Typically, an American Masters production goes like this, he was born, or she was, in such a time and such a place, rose to eminence, etc.

There’s an abundance of footage, from which artistic choices are made, illuminating each other, and out of it all you get Bob Dylan and the amazing drama of his electric guitar, which the fans hated enough to call him Judas, rather than Ernest Hemingway for a very salutary example without American Masters knowing why he should be the focus of anybody’s attention (cp. his chainsaw-sculptor in Hopper’s Backtrack).


The Departed

Godard and Herzog have “pushed” digital video into useful images for cinema, Bergman and Altman have transferred digital video onto film with a subsequent diminution of picture quality, Eastwood has used a digital intermediate with a similar effect. Scorsese has forced a cinematographic result from this last technique, his pictures are beautifully analyzed.

Costello explains this in the film, quoting John Lennon. “I’m an artist, give me a fucking tuba, I’ll get you something out of it.” Duchamp painted a picture with a bar of chocolate, Dali at the Royal Academy of Madrid won a bet by producing an Impressionist work without touching the canvas.

The picture quality suffers, but the image is rigorously maintained, as in the bar scene with Costigan and Costello against a galaxy of unfocused bottles, or the up-angles at state police headquarters with ceiling lights, or the breaking-up of the image with slats and partitions.

Costello again, “maybe because it’s always been so easy for me to get cunt, I never understood jerking off in a theater.”
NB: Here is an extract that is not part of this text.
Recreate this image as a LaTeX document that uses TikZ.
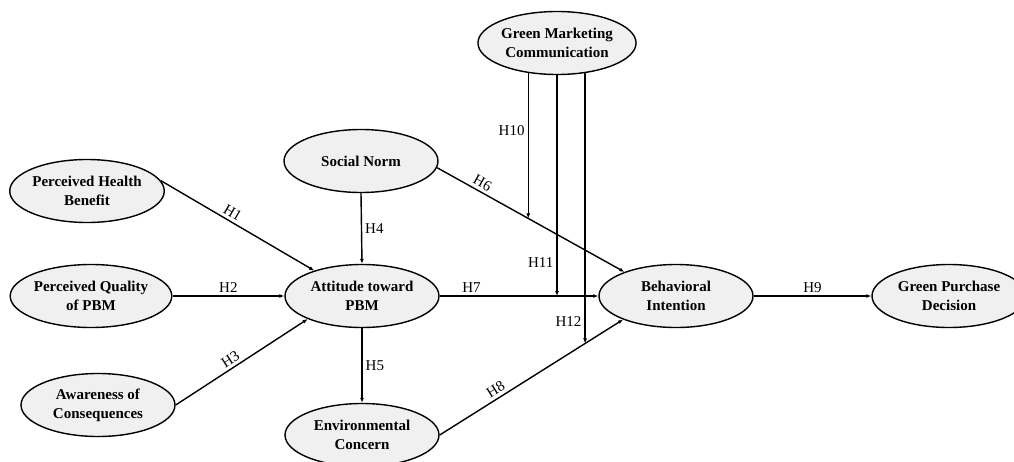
\documentclass[tikz,border=0pt]{standalone}
\usepackage{fontspec}
\setmainfont{Liberation Serif}
\usepackage{xcolor}
\usetikzlibrary{arrows.meta,calc,shapes.geometric}

\definecolor{ovalfill}{RGB}{240,240,240}

\begin{document}
\begin{tikzpicture}[x=1pt,y=-1pt,>={Latex[length=5pt,width=4pt]},
    construct/.style={ellipse,draw,line width=1.4pt,fill=ovalfill,minimum width=154pt,minimum height=63pt,inner sep=0pt,align=center,font=\fontsize{15}{19}\selectfont\bfseries},
    path/.style={->,line width=1.4pt},
    hyp/.style={font=\fontsize{15}{18}\selectfont,inner sep=3pt}]
      \useasboundingbox (0,0) rectangle (1014,461);
      % constructs
      \node[construct] (phb) at (87,191) {Perceived Health\\Benefit};
      \node[construct] (pqp) at (91,296) {Perceived Quality\\of PBM};
      \node[construct] (aoc) at (98,405) {Awareness of\\Consequences};
      \node[construct] (sn) at (361,161) {Social Norm};
      \node[construct] (att) at (362,296) {Attitude toward\\PBM};
      \node[construct] (ec) at (362,435) {Environmental\\Concern};
      \node[construct] (gmc) at (557,43) {Green Marketing\\Communication};
      \node[construct] (bi) at (676,296) {Behavioral\\Intention};
      \node[construct] (gpd) at (949,296) {Green Purchase\\Decision};
      % direct paths
      \draw[path] (phb.8) -- (att.152) node[pos=0.44,above,sloped,hyp]{H1};
      \draw[path] (pqp.east) -- (att.west) node[midway,above,hyp]{H2};
      \draw[path] (aoc.east) -- (att.203) node[pos=0.45,above,sloped,hyp]{H3};
      \draw[path] (sn.south) -- (att.north) node[midway,right,hyp]{H4};
      \draw[path] (att.south) -- (ec.north) node[midway,right,hyp]{H5};
      \draw[path] (sn.-5) -- (bi.155) node[pos=0.22,above,sloped,hyp]{H6};
      \draw[path] (att.east) -- (bi.west) node[pos=0.2,above,hyp]{H7};
      \draw[path] (ec.east) -- (bi.204) node[pos=0.33,above,sloped,hyp]{H8};
      \draw[path] (bi.east) -- (gpd.west) node[midway,above,hyp]{H9};
      % moderating paths
      \coordinate (m10) at ($(sn.-5)!0.487!(bi.155)$);
      \coordinate (m11) at (gmc.south |- bi.west);
      \coordinate (m12) at ($(ec.east)!0.793!(bi.204)$);
      \draw[path] ($(m10 |- gmc.south)+(0,-3)$) -- (m10) node[pos=0.4,left,hyp]{H10};
      \draw[path] (gmc.south) -- (m11) node[pos=0.85,left,hyp]{H11};
      \draw[path] ($(m12 |- gmc.south)+(0,-3)$) -- (m12) node[pos=0.92,left,hyp]{H12};
\end{tikzpicture}
\end{document}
The action of the drama is very good and great, particularly artistic are the simulacra provided by DiCaprio and Damon as a mob trooper and trooper mobster whose masks fall just at the end. Nicholson pays homage to his co-star in Penn’s The Missouri Breaks.

Nowadays there is a price to pay in remakes and digital “restorations”, among other things, even by an artist. Perhaps, taking our cue from Resnais’ Pas sur la bouche, we might say there is a time to paint the ceiling of the Sistine Chapel, and a time to add draperies.